More information can be found at the project description page.

May 25, 2010

WWP announces new workshop series

The Women Writers Project is pleased to announce a new series of workshops on topics in TEI encoding and tools for digital humanists. These workshops are aimed at humanities faculty, librarians, students, and anyone interested in getting a strong introduction to digital humanities concepts, methods, and tools. Each workshop combines hands-on practice with discussion and lectures, and participants are encouraged to work with their own project materials. These small group events offer a wonderful opportunity to learn about other digital projects as well as to master important methods and concepts in an exploratory setting. Students and members of the TEI consortium receive a 33% discount on registration.

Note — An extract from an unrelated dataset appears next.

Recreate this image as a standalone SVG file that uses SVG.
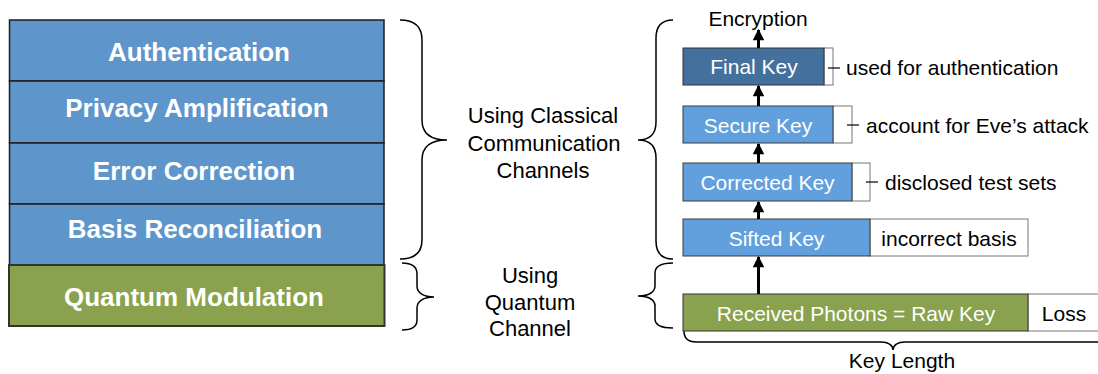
<svg xmlns="http://www.w3.org/2000/svg" width="1098" height="374" viewBox="0 0 1098 374">
<style>
.layer{fill:#5e95ca;stroke:#1e1e1e;stroke-width:1.5}
.quant{fill:#8aa24d;stroke:#333;stroke-width:2}
.lt{font-family:"Liberation Sans",Arial,sans-serif;font-weight:bold;font-size:26px;fill:#fff;text-anchor:middle}
.bt{font-family:"Liberation Sans",Arial,sans-serif;font-size:22px;fill:#000;text-anchor:middle}
.kt{font-family:"Liberation Sans",Arial,sans-serif;font-size:21px;fill:#fff;text-anchor:middle}
.st{font-family:"Liberation Sans",Arial,sans-serif;font-size:21px;fill:#000}
.brace{fill:none;stroke:#000;stroke-width:1.5}
.key{fill:#62a0dd;stroke:#3a3a3a;stroke-width:1}
.wbox{fill:#fff;stroke:#777;stroke-width:1}
.arrow{stroke:#000;stroke-width:3;fill:none;marker-end:url(#ah)}
.tick{stroke:#000;stroke-width:1.2}
</style>
<defs>
<marker id="ah" viewBox="0 0 10 10" refX="9" refY="5" markerWidth="4" markerHeight="3.8" orient="auto" markerUnits="strokeWidth">
<path d="M0,0 L10,5 L0,10 z" fill="#000"/>
</marker>
</defs>
<rect width="1098" height="374" fill="#fff"/>

<g id="layer-authentication"><rect class="layer" x="9.5" y="20" width="374.5" height="61"/><text class="lt" x="199" y="61">Authentication</text></g>
<g id="layer-privacy"><rect class="layer" x="9.5" y="81" width="374.5" height="62"/><text class="lt" x="197" y="117">Privacy Amplification</text></g>
<g id="layer-error"><rect class="layer" x="9.5" y="143" width="374.5" height="61"/><text class="lt" x="194" y="180">Error Correction</text></g>
<g id="layer-basis"><rect class="layer" x="9.5" y="204" width="374.5" height="61"/><text class="lt" x="195" y="238">Basis Reconciliation</text></g>
<g id="layer-quantum"><rect class="quant" x="9" y="265" width="375.5" height="61"/><text class="lt" x="194" y="306">Quantum Modulation</text></g>

<g id="braces">
<path class="brace" d="M400,20 C415,20 422,27 422,40 L422,120 C422,134 432,140 447,140 C432,140 422,146 422,160 L422,240 C422,253 415,259 400,259"/>
<path class="brace" d="M402,263 C412,263 417,267 417,274 L417,286 C417,293 424,297 434,297 C424,297 417,301 417,308 L417,320 C417,327 412,330 402,330"/>
<path class="brace" d="M673,20 C662,20 656,26 656,38 L656,122 C656,134 650,140 638,140 C650,140 656,146 656,158 L656,241 C656,253 662,259 673,259"/>
<path class="brace" d="M673,263 C662,263 655,266 655,273 L655,286 C655,292 649,296 638,296 C649,296 655,300 655,306 L655,319 C655,325 662,328 673,328"/>
<path class="brace" d="M684,331 C684,338 688,342 696,342 L881,342 C888,342 893,345 893,350 C893,345 898,342 905,342 L1100,342"/>
</g>

<g id="label-classical"><text class="bt" x="543" y="123">Using Classical</text><text class="bt" x="544" y="151">Communication</text><text class="bt" x="543" y="178">Channels</text></g>
<g id="label-quantum"><text class="bt" x="530" y="283">Using</text><text class="bt" x="530" y="310">Quantum</text><text class="bt" x="530" y="336">Channel</text></g>

<g id="final-key"><rect class="wbox" x="824" y="48" width="9" height="37"/><rect x="683" y="48" width="141" height="37" fill="#44709e" stroke="#333" stroke-width="1"/><text class="kt" x="754" y="74">Final Key</text><line class="tick" x1="828" y1="68" x2="840" y2="68"/><text class="st" x="846" y="75">used for authentication</text></g>
<g id="secure-key"><rect class="wbox" x="833" y="106" width="19" height="37"/><rect class="key" x="683" y="106" width="150" height="37"/><text class="kt" x="758" y="133">Secure Key</text><line class="tick" x1="847" y1="125" x2="859" y2="125"/><text class="st" x="866" y="133">account for Eve’s attack</text></g>
<g id="corrected-key"><rect class="wbox" x="852" y="163" width="18" height="38"/><rect class="key" x="683" y="163" width="169" height="38"/><text class="kt" x="767.5" y="190">Corrected Key</text><line class="tick" x1="866" y1="182" x2="878" y2="182"/><text class="st" x="885" y="190">disclosed test sets</text></g>
<g id="sifted-key"><rect class="wbox" x="870" y="219" width="158" height="37"/><rect class="key" x="683" y="219" width="187" height="37"/><text class="kt" x="776.5" y="246">Sifted Key</text><text class="st" x="949" y="246" text-anchor="middle">incorrect basis</text></g>
<g id="raw-key"><rect class="wbox" x="1028" y="294" width="75" height="37"/><rect x="683" y="294" width="345" height="37" fill="#8aa24d" stroke="#333" stroke-width="1"/><text class="kt" x="856" y="321">Received Photons = Raw Key</text><text class="st" x="1064" y="321" text-anchor="middle">Loss</text></g>
<g id="encryption"><text class="st" x="758" y="26" text-anchor="middle" font-size="19">Encryption</text></g>
<g id="key-length"><text class="st" x="902" y="368" text-anchor="middle" font-size="20">Key Length</text></g>

<g id="connectors">
<line class="arrow" x1="758.5" y1="48" x2="758.5" y2="30"/>
<line class="arrow" x1="758.5" y1="106" x2="758.5" y2="86"/>
<line class="arrow" x1="758.5" y1="163" x2="758.5" y2="144"/>
<line class="arrow" x1="758.5" y1="219" x2="758.5" y2="202"/>
<line class="arrow" x1="758.5" y1="294" x2="758.5" y2="257"/>
</g>
</svg>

More information, including detailed workshop descriptions and registration information, can be found at our workshops page.

January 4, 2010

Zotero integration comes to Women Writers Online

All Women Writers Online texts now feature integration with the Zotero bibliographic citation manager, a free extension for the Firefox Web browser developed by the Center for History and New Media at George Mason University. Readers who currently use Zotero to manage research sources can now automatically add WWO texts to their Zotero libraries simply by clicking the book icon that appears in the Firefox navigation bar; readers who do not use Zotero will see no visible changes to the normal appearance of WWO texts.

To learn more about Zotero, or to download the plugin for Firefox, visit the offical Zotero site.

Publication of new texts

The WWP is pleased to announce the addition of fourteen new texts to Women Writers Online. Highlights include Anne Cooke’s translation of The Sermons of Barnardine Ochine (1570), Eliza Haywood’s The British Recluse (1722), Sarah Pennington’s An Unfortunate Mother’s Advice to Her Absent Daughters (1773), Susanna Rowson’s The Inquisitor; or the Invisible Rambler (1794), and the complete text of Charlotte Smith’s The Old Manor House (1793). With these additions, the WWO collection now contains more than 320 texts from the sixteenth through nineteenth centuries.